Data section:

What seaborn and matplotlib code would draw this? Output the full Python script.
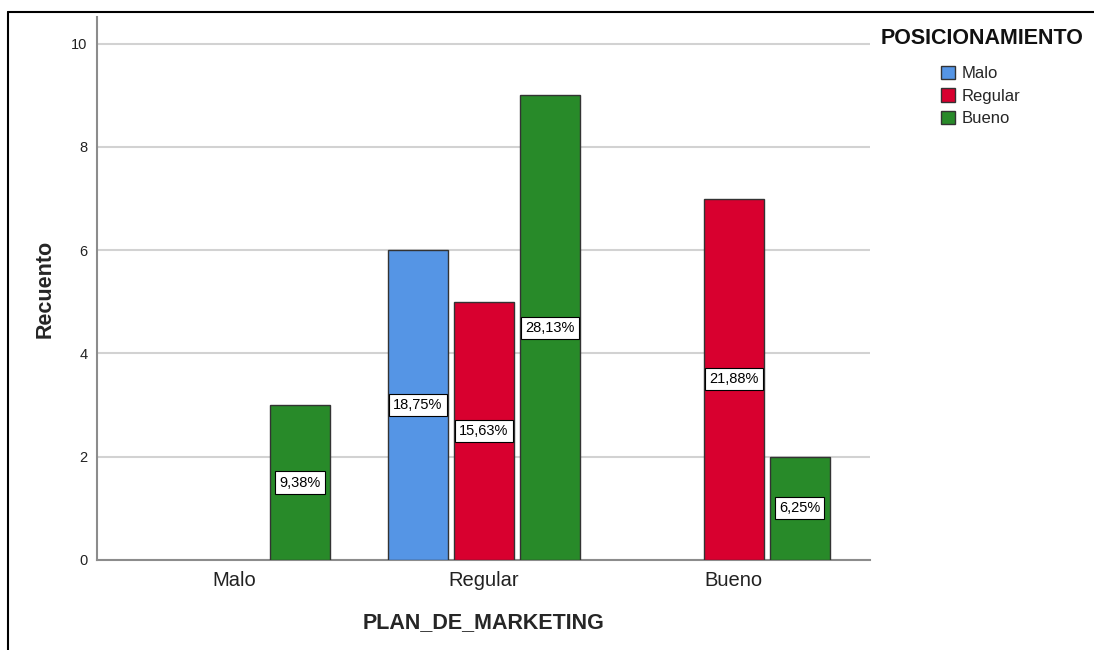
from decimal import Decimal, ROUND_HALF_UP

import matplotlib.pyplot as plt
import pandas as pd
import seaborn as sns
from matplotlib.lines import Line2D

# data (zero counts left out)
plan = ["Malo", "Regular", "Regular", "Regular", "Bueno", "Bueno"]
posicion = ["Bueno", "Malo", "Regular", "Bueno", "Regular", "Bueno"]
recuento = [3, 6, 5, 9, 7, 2]

categorias = ["Malo", "Regular", "Bueno"]
niveles = ["Malo", "Regular", "Bueno"]
colores = ["#5595E5", "#D8002F", "#288A29"]

total = sum(recuento)
df = pd.DataFrame({"PLAN_DE_MARKETING": plan, "POSICIONAMIENTO": posicion,
                   "Recuento": recuento})


def pct(v):
    p = Decimal(str(v / total * 100)).quantize(Decimal("0.01"), ROUND_HALF_UP)
    return f"{p}%".replace(".", ",")


sns.set_theme(style="white")
plt.rcParams["font.family"] = ["Liberation Sans", "DejaVu Sans"]

fig = plt.figure(figsize=(10.94, 6.5), dpi=100)
ax = fig.add_axes([0.0887, 0.1385, 0.7063, 0.8355])

sns.barplot(data=df, x="PLAN_DE_MARKETING", y="Recuento", hue="POSICIONAMIENTO",
            order=categorias, hue_order=niveles, palette=colores, saturation=1,
            width=0.792, gap=0.09, errorbar=None, edgecolor="#333333",
            linewidth=1.0, ax=ax, zorder=3)

for cont in ax.containers:
    ax.bar_label(cont, labels=[pct(v) for v in cont.datavalues], label_type="center",
                 fontsize=10.5, color="black", zorder=5,
                 bbox=dict(boxstyle="square,pad=0.28", fc="white", ec="black", lw=0.8))

ax.set_xlim(-0.548, 2.544)
ax.set_ylim(0, 10.52)
ax.set_yticks([0, 2, 4, 6, 8, 10])
ax.yaxis.grid(True, color="#d2d2d2", linewidth=1.5, zorder=0)
ax.set_axisbelow(True)

for side in ["top", "right"]:
    ax.spines[side].set_visible(False)
for side in ["left", "bottom"]:
    ax.spines[side].set_color("#8c8c8c")
    ax.spines[side].set_linewidth(1.5)

ax.tick_params(axis="y", length=0, pad=7, labelsize=10.5, colors="#222222")
ax.tick_params(axis="x", length=0, pad=8, labelsize=14.5, colors="#222222")
ax.set_xlabel("PLAN_DE_MARKETING", fontsize=15.5, fontweight="bold", labelpad=16)
ax.set_ylabel("Recuento", fontsize=15.5, fontweight="bold", labelpad=11)

# legend: title as separate text, entries below it
handles, labels = ax.get_legend_handles_labels()
ax.get_legend().remove()
fig.text(982 / 1094, 1 - 38 / 650, "POSICIONAMIENTO", ha="center", va="center",
         fontsize=15.5, fontweight="bold", color="#111111")
leg = fig.legend(handles, labels, loc="upper left",
                 bbox_to_anchor=(941 / 1094, 1 - 66 / 650), frameon=False,
                 fontsize=12, handlelength=0.85, handleheight=0.85, handletextpad=0.4,
                 labelspacing=0.42, borderpad=0, borderaxespad=0)
for h in leg.legend_handles:
    h.set_edgecolor("#333333")
    h.set_linewidth(1.0)

# outer frame lines (left and top)
fig.add_artist(Line2D([8 / 1094, 8 / 1094], [0, 1 - 12 / 650], color="black", lw=1.5))
fig.add_artist(Line2D([8 / 1094, 1], [1 - 12 / 650, 1 - 12 / 650], color="black", lw=1.5))

fig.savefig("out.png", dpi=100)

Objective:
Give back the whole listing as it stands, minus its pictures.

Final result:
What seaborn and matplotlib code would draw this? Output the full Python script.
from decimal import Decimal, ROUND_HALF_UP

import matplotlib.pyplot as plt
import pandas as pd
import seaborn as sns
from matplotlib.lines import Line2D

# data (zero counts left out)
plan = ["Malo", "Regular", "Regular", "Regular", "Bueno", "Bueno"]
posicion = ["Bueno", "Malo", "Regular", "Bueno", "Regular", "Bueno"]
recuento = [3, 6, 5, 9, 7, 2]

categorias = ["Malo", "Regular", "Bueno"]
niveles = ["Malo", "Regular", "Bueno"]
colores = ["#5595E5", "#D8002F", "#288A29"]

total = sum(recuento)
df = pd.DataFrame({"PLAN_DE_MARKETING": plan, "POSICIONAMIENTO": posicion,
                   "Recuento": recuento})


def pct(v):
    p = Decimal(str(v / total * 100)).quantize(Decimal("0.01"), ROUND_HALF_UP)
    return f"{p}%".replace(".", ",")


sns.set_theme(style="white")
plt.rcParams["font.family"] = ["Liberation Sans", "DejaVu Sans"]

fig = plt.figure(figsize=(10.94, 6.5), dpi=100)
ax = fig.add_axes([0.0887, 0.1385, 0.7063, 0.8355])

sns.barplot(data=df, x="PLAN_DE_MARKETING", y="Recuento", hue="POSICIONAMIENTO",
            order=categorias, hue_order=niveles, palette=colores, saturation=1,
            width=0.792, gap=0.09, errorbar=None, edgecolor="#333333",
            linewidth=1.0, ax=ax, zorder=3)

for cont in ax.containers:
    ax.bar_label(cont, labels=[pct(v) for v in cont.datavalues], label_type="center",
                 fontsize=10.5, color="black", zorder=5,
                 bbox=dict(boxstyle="square,pad=0.28", fc="white", ec="black", lw=0.8))

ax.set_xlim(-0.548, 2.544)
ax.set_ylim(0, 10.52)
ax.set_yticks([0, 2, 4, 6, 8, 10])
ax.yaxis.grid(True, color="#d2d2d2", linewidth=1.5, zorder=0)
ax.set_axisbelow(True)

for side in ["top", "right"]:
    ax.spines[side].set_visible(False)
for side in ["left", "bottom"]:
    ax.spines[side].set_color("#8c8c8c")
    ax.spines[side].set_linewidth(1.5)

ax.tick_params(axis="y", length=0, pad=7, labelsize=10.5, colors="#222222")
ax.tick_params(axis="x", length=0, pad=8, labelsize=14.5, colors="#222222")
ax.set_xlabel("PLAN_DE_MARKETING", fontsize=15.5, fontweight="bold", labelpad=16)
ax.set_ylabel("Recuento", fontsize=15.5, fontweight="bold", labelpad=11)

# legend: title as separate text, entries below it
handles, labels = ax.get_legend_handles_labels()
ax.get_legend().remove()
fig.text(982 / 1094, 1 - 38 / 650, "POSICIONAMIENTO", ha="center", va="center",
         fontsize=15.5, fontweight="bold", color="#111111")
leg = fig.legend(handles, labels, loc="upper left",
                 bbox_to_anchor=(941 / 1094, 1 - 66 / 650), frameon=False,
                 fontsize=12, handlelength=0.85, handleheight=0.85, handletextpad=0.4,
                 labelspacing=0.42, borderpad=0, borderaxespad=0)
for h in leg.legend_handles:
    h.set_edgecolor("#333333")
    h.set_linewidth(1.0)

# outer frame lines (left and top)
fig.add_artist(Line2D([8 / 1094, 8 / 1094], [0, 1 - 12 / 650], color="black", lw=1.5))
fig.add_artist(Line2D([8 / 1094, 1], [1 - 12 / 650, 1 - 12 / 650], color="black", lw=1.5))

fig.savefig("out.png", dpi=100)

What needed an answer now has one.